# [Written task]
Records follow. Copy every line with "this".

# [Entries]

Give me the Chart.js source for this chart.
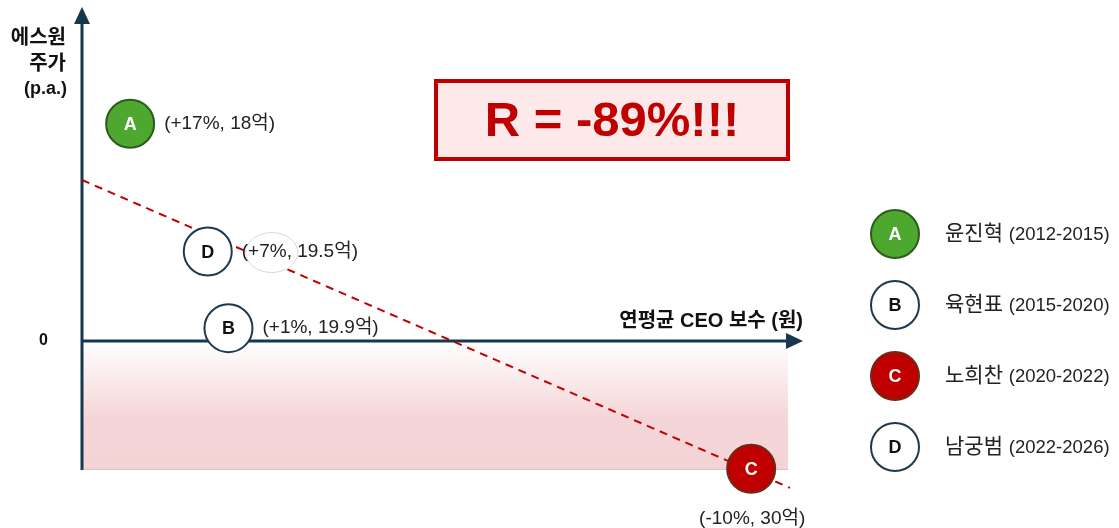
<!DOCTYPE html>
<html>
<head>
<meta charset="utf-8">
<script src="https://cdn.jsdelivr.net/npm/chart.js@4"></script>
<style>
  html, body { margin: 0; padding: 0; background: #fff; }
  #wrap { width: 1119px; height: 528px; }
</style>
</head>
<body>
<div id="wrap"><canvas id="payChart" width="1119" height="528"></canvas></div>
<script>
// CEO pay (억) vs annual stock return (%)
const letters = ["A", "B", "C", "D"];
const ceoNames = ["윤진혁", "육현표", "노희찬", "남궁범"];
const terms = ["(2012-2015)", "(2015-2020)", "(2020-2022)", "(2022-2026)"];
const payValues = [18, 19.9, 30, 19.5];
const returnValues = [17, 1, -10, 7];
const pointLabels = ["(+17%, 18억)", "(+1%, 19.9억)", "(-10%, 30억)", "(+7%, 19.5억)"];
const trendX = [17.07, 30.75];
const trendY = [12.6, -11.5];
const rValue = "R = -89%!!!";

const fillColors = ["#4ea72e", "#ffffff", "#c00000", "#ffffff"];
const edgeColors = ["#2b5c1c", "#1b3a4f", "#6e2a14", "#1b3a4f"];
const letterColors = ["#ffffff", "#111111", "#ffffff", "#111111"];

const NAVY = "#16384d";
const KFONT = "'Liberation Sans', 'Noto Sans CJK KR', sans-serif";

const decor = {
    id: "decor",
    beforeDatasetsDraw(chart) {
        const { ctx, scales: { x, y } } = chart;
        const left = x.getPixelForValue(x.min);
        const zero = y.getPixelForValue(0);
        const bottom = y.getPixelForValue(y.min) - 1;
        const right = x.getPixelForValue(30.71);

        // pink zone below zero
        const grad = ctx.createLinearGradient(0, zero, 0, bottom);
        grad.addColorStop(0, "#ffffff");
        grad.addColorStop(0.6, "#f5d6d8");
        grad.addColorStop(1, "#f4d3d5");
        ctx.save();
        ctx.fillStyle = grad;
        ctx.fillRect(left, zero, right - left, bottom - zero);
        ctx.strokeStyle = "#cfc6c7";
        ctx.lineWidth = 1;
        ctx.beginPath();
        ctx.moveTo(left, bottom + 0.5);
        ctx.lineTo(right, bottom + 0.5);
        ctx.stroke();

        // axes with arrow heads
        ctx.strokeStyle = NAVY;
        ctx.fillStyle = NAVY;
        ctx.lineWidth = 3;
        ctx.beginPath();
        ctx.moveTo(left, bottom + 1);
        ctx.lineTo(left, 20);
        ctx.moveTo(left, zero);
        ctx.lineTo(790, zero);
        ctx.stroke();
        ctx.beginPath();
        ctx.moveTo(left, 7);
        ctx.lineTo(left - 8, 24);
        ctx.lineTo(left + 8, 24);
        ctx.closePath();
        ctx.fill();
        ctx.beginPath();
        ctx.moveTo(803, zero);
        ctx.lineTo(786, zero - 8);
        ctx.lineTo(786, zero + 8);
        ctx.closePath();
        ctx.fill();

        // axis titles
        ctx.fillStyle = "#111";
        ctx.textAlign = "right";
        ctx.textBaseline = "middle";
        ctx.font = "bold 20px " + KFONT;
        ctx.fillText("에스원", 66, 38);
        ctx.fillText("주가", 66, 64);
        ctx.font = "bold 18px " + KFONT;
        ctx.fillText("(p.a.)", 67, 89);
        ctx.font = "bold 16px " + KFONT;
        ctx.fillText("0", 48, 341);
        ctx.font = "bold 20px " + KFONT;
        ctx.fillText("연평균 CEO 보수 (원)", 803, 321);

        // correlation box
        ctx.fillStyle = "#fde9e9";
        ctx.fillRect(436, 81, 352, 78);
        ctx.strokeStyle = "#c00000";
        ctx.lineWidth = 4;
        ctx.strokeRect(436, 81, 352, 78);
        ctx.fillStyle = "#c00000";
        ctx.textAlign = "center";
        ctx.font = "bold 49px 'Liberation Sans', sans-serif";
        ctx.fillText(rValue, 612, 122);
        ctx.restore();
    },
    afterDatasetDraw(chart, args) {
        if (args.index !== 0) return;
        // white callout behind the D label covering the trend line
        const { ctx } = chart;
        const d = chart.getDatasetMeta(1).data[3];
        ctx.save();
        ctx.fillStyle = "#ffffff";
        ctx.strokeStyle = "#d8d8d8";
        ctx.lineWidth = 1;
        ctx.beginPath();
        ctx.ellipse(d.x + 64, d.y + 1, 26, 20, 0, 0, Math.PI * 2);
        ctx.fill();
        ctx.stroke();
        ctx.restore();
    },
    afterDatasetsDraw(chart) {
        const { ctx } = chart;
        const meta = chart.getDatasetMeta(1);
        ctx.save();
        ctx.textBaseline = "middle";
        meta.data.forEach((pt, i) => {
            ctx.fillStyle = letterColors[i];
            ctx.textAlign = "center";
            ctx.font = "bold 18px 'Liberation Sans', sans-serif";
            ctx.fillText(letters[i], pt.x, pt.y + 1);
            ctx.fillStyle = "#222";
            ctx.font = "19px " + KFONT;
            if (letters[i] === "C") {
                ctx.fillText(pointLabels[i], pt.x + 1, pt.y + 50);
            } else {
                ctx.textAlign = "left";
                ctx.fillText(pointLabels[i], pt.x + 34, pt.y);
            }
        });

        // legend
        letters.forEach((l, i) => {
            const cy = 234 + i * 71;
            ctx.beginPath();
            ctx.arc(895, cy, 24, 0, Math.PI * 2);
            ctx.fillStyle = fillColors[i];
            ctx.fill();
            ctx.lineWidth = 2;
            ctx.strokeStyle = edgeColors[i];
            ctx.stroke();
            ctx.fillStyle = letterColors[i];
            ctx.textAlign = "center";
            ctx.font = "bold 18px 'Liberation Sans', sans-serif";
            ctx.fillText(l, 895, cy + 1);
            ctx.textAlign = "left";
            ctx.fillStyle = "#222";
            ctx.font = "21px " + KFONT;
            ctx.fillText(ceoNames[i], 945, cy);
            const w = ctx.measureText(ceoNames[i] + " ").width;
            ctx.font = "18.5px " + KFONT;
            ctx.fillText(terms[i], 945 + w, cy + 1);
        });
        ctx.restore();
    }
};

new Chart(document.getElementById("payChart").getContext("2d"), {
    type: "scatter",
    data: {
        datasets: [{
            type: "line",
            label: "trend",
            data: trendX.map((v, i) => ({ x: v, y: trendY[i] })),
            borderColor: "#c00000",
            borderWidth: 2,
            borderDash: [8, 6],
            pointRadius: 0,
            fill: false,
            clip: false,
            order: 2
        }, {
            label: "CEO",
            data: payValues.map((v, i) => ({ x: v, y: returnValues[i] })),
            backgroundColor: fillColors,
            borderColor: edgeColors,
            borderWidth: 2,
            pointRadius: 24,
            pointHoverRadius: 24,
            clip: false,
            order: 1
        }]
    },
    options: {
        responsive: false,
        animation: false,
        events: [],
        layout: { padding: { left: 82, right: 329, top: 30, bottom: 58 } },
        plugins: { legend: { display: false }, tooltip: { enabled: false } },
        scales: {
            x: { type: "linear", min: 17.07, max: 30.75, display: false },
            y: { type: "linear", min: -10.1, max: 24.34, display: false }
        }
    },
    plugins: [decor]
});
</script>
</body>
</html>
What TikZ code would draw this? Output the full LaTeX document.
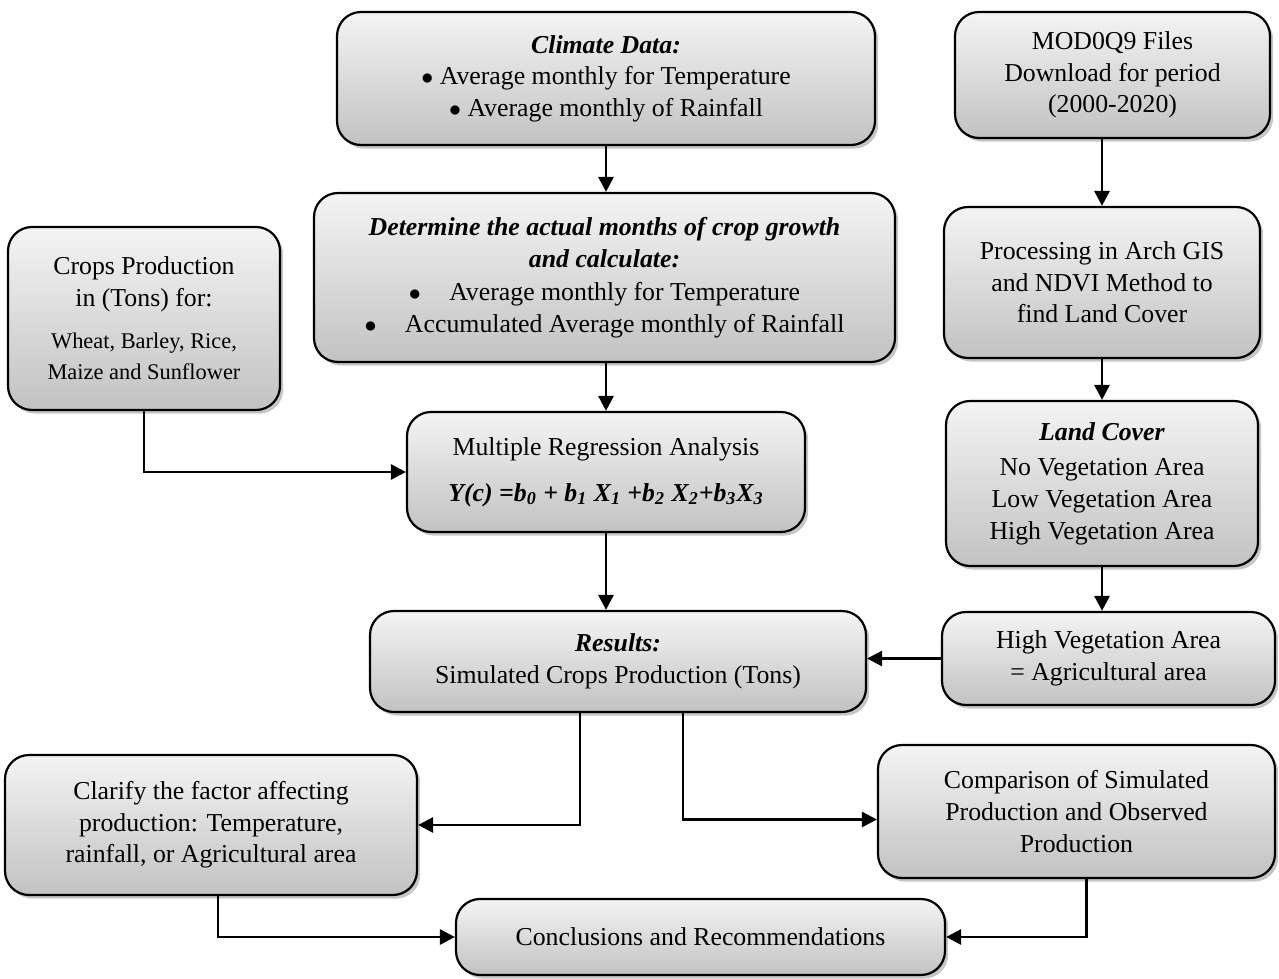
\documentclass[tikz,border=0pt]{standalone}
\usepackage{fontspec}
\setmainfont{Liberation Serif}
\usetikzlibrary{shadows,arrows.meta,calc}
\definecolor{boxtop}{HTML}{F4F4F4}
\definecolor{boxbot}{HTML}{C2C2C2}
\tikzset{
  fbox/.style={draw=black, line width=1.1pt, rounded corners=12pt, top color=boxtop, bottom color=boxbot,
    drop shadow={opacity=0.45, shadow xshift=1.6pt, shadow yshift=-1.8pt},
    align=center, inner sep=2pt, font=\fontsize{12.9}{15.8}\selectfont},
  conn/.style={line width=1.4pt, -{Triangle[length=7.5pt,width=7.5pt]}}
}
\newcommand{\bi}[1]{\textbf{\textit{#1}}}
\newcommand{\smallcrop}{\fontsize{11.2}{15.5}\selectfont}
\newcommand{\blt}{$\bullet$}
\begin{document}
\begin{tikzpicture}[x=0.5pt,y=-0.5pt]
\useasboundingbox (0,0) rectangle (1279,979);
\node[fbox, minimum width=269pt, minimum height=66.5pt] (climate) at (606,78.5)
  {\bi{Climate Data:}\\ \blt\ Average monthly for Temperature\\ \blt\ Average monthly of Rainfall};
\node[fbox, minimum width=157.5pt, minimum height=63pt] (mod) at (1112.5,75)
  {MOD0Q9 Files\\ Download for period\\ (2000-2020)};
\node[fbox, minimum width=290.5pt, minimum height=84.5pt] (det) at (604.5,277.5)
  {\bi{Determine the actual months of crop growth}\\ \bi{and calculate:}\\[1pt]
   \blt\hspace{1.1em}Average monthly for Temperature\\
   \blt\hspace{1.1em}Accumulated Average monthly of Rainfall};
\node[fbox, minimum width=158pt, minimum height=75.5pt] (proc) at (1102,282.5)
  {Processing in Arch GIS\\ and NDVI Method to\\ find Land Cover};
\node[fbox, minimum width=136pt, minimum height=91.5pt] (crops) at (144,318.5)
  {Crops Production\\ in (Tons) for:\\[5pt]
   \smallcrop Wheat, Barley, Rice,\\ \smallcrop Maize and Sunflower};
\node[fbox, minimum width=199pt, minimum height=60pt] (mra) at (606,472)
  {Multiple Regression Analysis\\[7pt]
   \bi{Y(c) =b\textsubscript{0} + b\textsubscript{1} X\textsubscript{1} +b\textsubscript{2} X\textsubscript{2}+b\textsubscript{3}X\textsubscript{3}}};
\node[fbox, minimum width=156pt, minimum height=82.5pt] (land) at (1102,483.5)
  {\bi{Land Cover}\\[2pt] No Vegetation Area\\ Low Vegetation Area\\ High Vegetation Area};
\node[fbox, minimum width=248pt, minimum height=50.5pt] (res) at (618,661.5)
  {\bi{Results:}\\ Simulated Crops Production (Tons)};
\node[fbox, minimum width=166.5pt, minimum height=46.5pt] (hv) at (1108.5,658.5)
  {High Vegetation Area\\ = Agricultural area};
\node[fbox, minimum width=206pt, minimum height=70pt] (clar) at (211,825)
  {Clarify the factor affecting\\ production: Temperature,\\ rainfall, or Agricultural area};
\node[fbox, minimum width=198.5pt, minimum height=66.5pt] (comp) at (1076.5,811.5)
  {Comparison of Simulated\\ Production and Observed\\ Production};
\node[fbox, minimum width=244.5pt, minimum height=38pt] (conc) at (700.5,937)
  {Conclusions and Recommendations};

\draw[conn] (climate.south) -- (climate.south |- det.north);
\draw[conn] (proc.north |- mod.south) -- (proc.north);
\draw[conn] (mra.north |- det.south) -- (mra.north);
\draw[conn] (proc.south) -- (land.north);
\draw[conn] (crops.south) |- (mra.west);
\draw[conn] (mra.south) -- (mra.south |- res.north);
\draw[conn] (land.south) -- (land.south |- hv.north);
\draw[conn] (hv.west) -- (hv.west -| res.east);
\draw[conn] ([xshift=-19pt]res.south) |- (clar.east);
\draw[conn] ([xshift=32.5pt]res.south) |- ([yshift=-4pt]comp.west);
\draw[conn] ([xshift=3.5pt]clar.south) |- (conc.west);
\draw[conn] ([xshift=5pt]comp.south) |- (conc.east);
\end{tikzpicture}
\end{document}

# [Output of the exercise]
Give me the Chart.js source for this chart.
What TikZ code would draw this? Output the full LaTeX document.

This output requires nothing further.